Maestro Leonard Slatkin’s musical talent has taken him throughout the world and connected him with high-profile figures, from Frank Sinatra to Bill Clinton and Colin Powell.

Now, the beloved former conductor of the St. Louis Symphony and current music director of the Detroit Symphony Orchestra is returning to the roots of his expansive music career for performances with the Chamber Music Society of St. Louis on Jan. 14 at Sheldon Concert Hall and the St. Louis Symphony on Jan. 18 and 19 at Powell Hall.

The seven-time Grammy winner will serve as guest pianist and narrator during the Chamber’s Notes from Hollywood performance—a special compilation of scores by Hollywood film composers, including Leonard Bernstein, Aaron Copland and John Williams. The concert will transport Slatkin back to his childhood, when the L. A. native was surrounded by the music genre through his parents’ musical work in the film industry and his family’s relationships with composers and actors of the storied era. “We were very close with Frank Sinatra and his family,” Slatkin notes, adding that Sinatra was one of the first to recognize and collaborate with classical musicians on recordings. “There was no such thing as crossover at the time. With Sinatra, it was the first time classical musicians were actually listed along with the other artists on the album cover.”

Now the laureate conductor of the St. Louis Symphony, Slatkin also will conduct the orchestra for two performances of The Planets, a “colorful and exciting” work by British composer Gustav Holst. The show also will feature Double Play, a one-part atmospheric, other half jazzy piece by Slatkin’s wife, award-winning composer Cindy McTee. Slatkin says he enjoys connecting with McTee through music and calls her one of the most gifted composers in the world.

A graduate of Julliard School of Music, Slatkin’s conducting career has included 17 years in St. Louis. “My time was 17 of the most glorious years anyone can ever spend,” he notes. “I left because I felt I achieved everything I could there, and it was time for someone else to put their stamp on it.” Slatkin also had a 12-year stint as music director for the National Symphony Orchestra in Washington, D.C. “It was a very exciting world of symphony, with access to the most interesting political leadership. I became friends with President Bill Clinton and Colin Powell, as well as the broadcast media you would see on television every day,” Slatkin recalls. “It was a tremendously exciting, intriguing time.” In addition to leading the Detroit Symphony Orchestra, he currently serves as music director of the Orchestre National de Lyon in France. The maestro also has completed more than 100 recordings with orchestras throughout the world, including groups in Munich, Paris, Prague, Stockholm and Berlin.

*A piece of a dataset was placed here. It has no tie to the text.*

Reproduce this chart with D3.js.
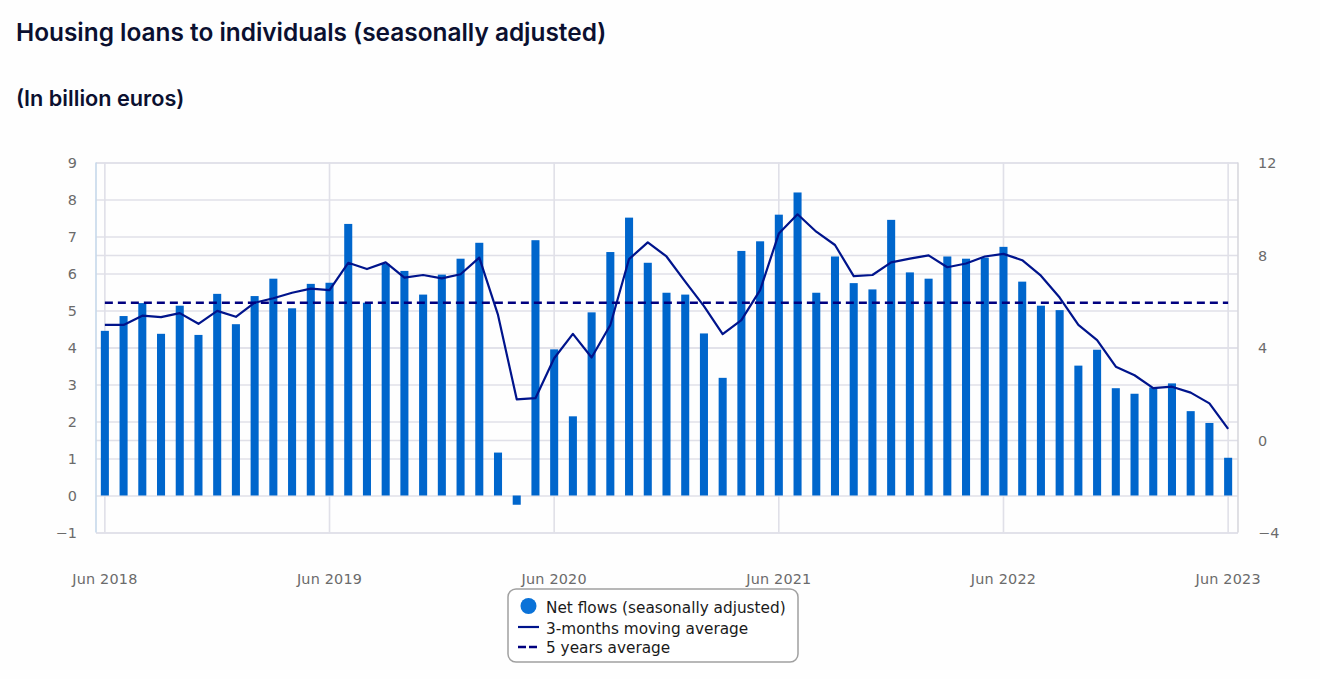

For an intimate look into the personal journey of Slatkin’s internationally lauded career, he has released the book, Conducting Business: Unveiling the Mystery Behind the Maestro. Autobiographical and instructional, the work details how to become a conductor through Slatkin’s own experiences in the industry. “For nine years in Washington, I had a conducting institute where I instructed young conductors on how to make the transition from student to professional world,” he says. The transition is learned during the real-world experience of standing in front of the orchestra, he adds. Slatkin says through the years, he always has valued the conductor’s responsibility of preserving music from the past and creating music that will be part of the future. “You’re in communication with the spirits that are on a page. There’s just all these dots and circles on the page, but you’re doing what every doctor wishes they could do—you’re bringing something back to life that existed before and you’re bringing it to the attention of the orchestra and the audience.”

For Slatkin, a highlight in the book is a story from his time creating St. Louis Symphony Youth Orchestra, which recently celebrated its 40th anniversary. “It is so gratifying seeing something you started really flourish and grow,” he notes. “And there’s nothing better than seeing young people discover and make music.” Working with young people to develop their musical talents throughout his career, Slatkin is playing a big part in the future of classical music. “Our society has come not to value the treasures of the past—we don’t look upon sculpture, music and other art that helps preserve our history, heritage and culture as we should. Without (art), it takes away a piece of humanity. So it’s good to instill young people with it, or they will be void of it and their lives will not be richer.”